I am told by the Blogger software that this is my 500th posting. Lawdie, Lawdie, Lawdie. There’s probably enough verbiage here to single-handedly short circuit half the brains in high school forensics. Then again, if I were O’C, my bank book would now read $2.5 million samolians. I’m working for the wrong website.
To celebrate this far from momentous event, there is a new TVFT podcast, a commentary on the highlights of Lexington tab last week. Literally. I’m not sure if my intention is to de-mystify tab or de-mythologize tab or re-humanize tab, but I do feel that there are people who fear to cross the threshold of any tab room for fear of… something. Granted, there are a couple of tab rooms closed for rules purposes, namely Districts and CFL Grands, where everyone is so worried about doing things absolutely by the book that anything that might jeopardize rule adherence is shunned, barred, banned and burned. But normally, aside from the need for quiet so that we can work undistracted when the times arise and rounds need to get out, and aside from not letting random people go through the results if a tournament does not wish it, a closed tab does not mean that the door is closed to visitors, but merely that results will not be shared William Nilliam. I’m all in favor of people popping into tab if they’re the sort of people I might be interested in seeing, or if they have questions, or even if they want to help out (although often the people who offer to help are desperately needed somewhere else, to wit, on the judging floor). I’m even willing to provide the staff of WTF with information for posting for the eagerly awaiting teeming multitudes, provided that I am allowed to give them a good, swift kick in return. As a point of curiosity, in Nostrum tabbing requires chanting in dead languages and the sacrificing of various barnyard animals; this indeed used to be the case, but later, more developed versions of the software have obviated the need for both singing and bloodletting.
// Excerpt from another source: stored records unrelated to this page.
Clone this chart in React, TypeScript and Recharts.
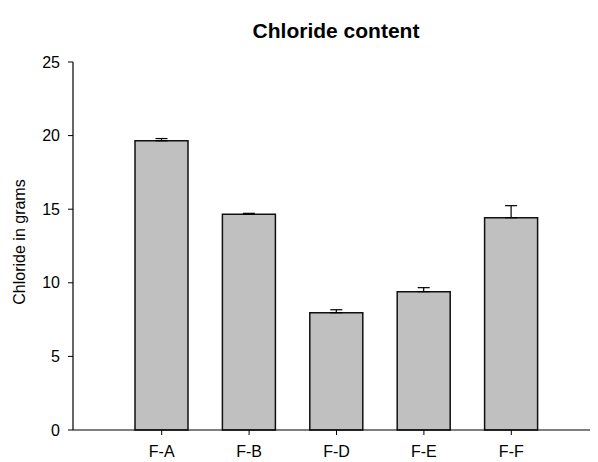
import { BarChart, Bar, XAxis, YAxis, ErrorBar, Label } from 'recharts';

const categories = ['F-A', 'F-B', 'F-D', 'F-E', 'F-F'];
const chloride = [19.65, 14.65, 7.97, 9.4, 14.42];
const chlorideErr = [0.15, 0.07, 0.2, 0.27, 0.82];
const yTicks = [0, 5, 10, 15, 20, 25];

const data = categories.map((name, i) => ({
  name,
  value: chloride[i],
  err: [0, chlorideErr[i]],
}));

const font = '"Liberation Sans", Arial, sans-serif';

export default function App() {
  return (
    <div style={{ position: 'absolute', left: 0, top: 0, width: 598, height: 462, background: '#fff', fontFamily: font }}>
      {/* title */}
      <div
        style={{
          position: 'absolute',
          left: 0,
          width: 672,
          top: 19,
          textAlign: 'center',
          fontSize: 21,
          fontWeight: 'bold',
          lineHeight: '24px',
          color: '#000',
        }}
      >
        Chloride content
      </div>
      <BarChart
        width={598}
        height={462}
        data={data}
        margin={{ top: 62, right: 8, bottom: 2, left: 0 }}
        barSize={53}
        style={{ position: 'absolute', left: 0, top: 0 }}
      >
        <XAxis
          dataKey="name"
          padding={{ left: 45, right: 35 }}
          height={30}
          tickSize={5}
          tickMargin={11}
          tick={{ fill: '#000', fontSize: 16, fontFamily: font }}
          axisLine={{ stroke: '#000', strokeWidth: 1.2 }}
          tickLine={{ stroke: '#000' }}
        />
        <YAxis
          domain={[0, 25]}
          ticks={yTicks}
          width={73}
          tickSize={5}
          tickMargin={8}
          tick={{ fill: '#000', fontSize: 16, fontFamily: font }}
          axisLine={{ stroke: '#000', strokeWidth: 1.2 }}
          tickLine={{ stroke: '#000' }}
        >
          <Label
            content={() => (
              <text
                x={19}
                y={242}
                transform="rotate(-90 19 242)"
                textAnchor="middle"
                dominantBaseline="central"
                fontSize={16}
                fontFamily={font}
                fill="#000"
              >
                Chloride in grams
              </text>
            )}
          />
        </YAxis>
        <Bar dataKey="value" fill="#c0c0c0" stroke="#111" strokeWidth={1.5} isAnimationActive={false}>
          <ErrorBar dataKey="err" direction="y" width={6} stroke="#000" strokeWidth={1.2} />
        </Bar>
      </BarChart>
    </div>
  );
}
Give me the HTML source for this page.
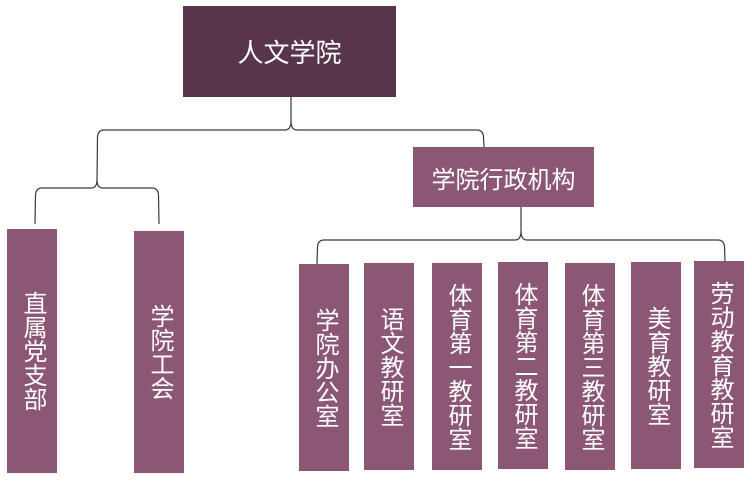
<!DOCTYPE html>
<html><head><meta charset="utf-8">
<style>
html,body{margin:0;padding:0;background:#fff;}
body{width:752px;height:489px;position:relative;overflow:hidden;font-family:"Liberation Sans","Noto Sans CJK SC",sans-serif;}
.b{position:absolute;background:#8c5774;color:#fff;display:flex;align-items:center;justify-content:center;}
.v span{writing-mode:vertical-rl;text-orientation:upright;font-size:24px;line-height:24px;letter-spacing:0;}
svg{position:absolute;left:0;top:0;}
</style></head><body>
<svg width="752" height="489" viewBox="0 0 752 489">
<g fill="none" stroke="#3a3a3a" stroke-width="1.2">
<path d="M291,97 L291,121 Q291,130 285,130 L104,130 Q98,130 97.5,137 L97,180 Q97,188 91,188 L42,188 Q36,188 35.5,195 L35,224"/>
<path d="M291,121 Q291,130 297,130 L477,130 Q483,130 483.5,137 L484,147"/>
<path d="M97,180 Q97,188 103,188 L152,188 Q158,188 158.5,195 L159,224"/>
<path d="M521,207 L521,231 Q521,240 515,240 L324,240 Q318,240 317.5,247 L317,264"/>
<path d="M521,231 Q521,240 527,240 L718,240 Q724,240 724.5,247 L725,261"/>
</g>
</svg>
<div class="b" style="left:183px;top:6px;width:213px;height:91px;background:#58354a;font-size:26px;">人文学院</div>
<div class="b" style="left:413px;top:147px;width:181px;height:60px;font-size:24px;">学院行政机构</div>
<div class="b v" style="left:7px;top:229px;width:50px;height:244px;"><span>直属党支部</span></div>
<div class="b v" style="left:134px;top:231px;width:50px;height:242px;"><span>学院工会</span></div>
<div class="b v" style="left:299px;top:264px;width:50px;height:207px;"><span>学院办公室</span></div>
<div class="b v" style="left:364px;top:263px;width:50px;height:207px;"><span>语文教研室</span></div>
<div class="b v" style="left:432px;top:263px;width:50px;height:207px;"><span>体育第一教研室</span></div>
<div class="b v" style="left:498px;top:262px;width:50px;height:207px;"><span>体育第二教研室</span></div>
<div class="b v" style="left:565px;top:263px;width:50px;height:207px;"><span>体育第三教研室</span></div>
<div class="b v" style="left:631px;top:262px;width:50px;height:207px;"><span>美育教研室</span></div>
<div class="b v" style="left:694px;top:261px;width:50px;height:207px;"><span>劳动教育教研室</span></div>
</body></html>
And here’s an anomaly. At the Plebe meeting Tuesday, we talked a bit about moral standards from culture to culture. The middies were perfectly content, mostly, to accept that cultures were within their sphere of moral rectitude to punish the theft of a chicken with anything from a small fine to the cutting off of a hand. On the other hand (no pun intended), they all seemed to agree that stealing a chicken was wrong in any culture. In response, I refer you now to my essays on Cognitive Dissonance, You Kant Always Get What You Want, and, most germane of all, “101 Ways to Cook Chicken” (subtitled, “50.5 Ways to Cook Chicken if You’re One-Handed”).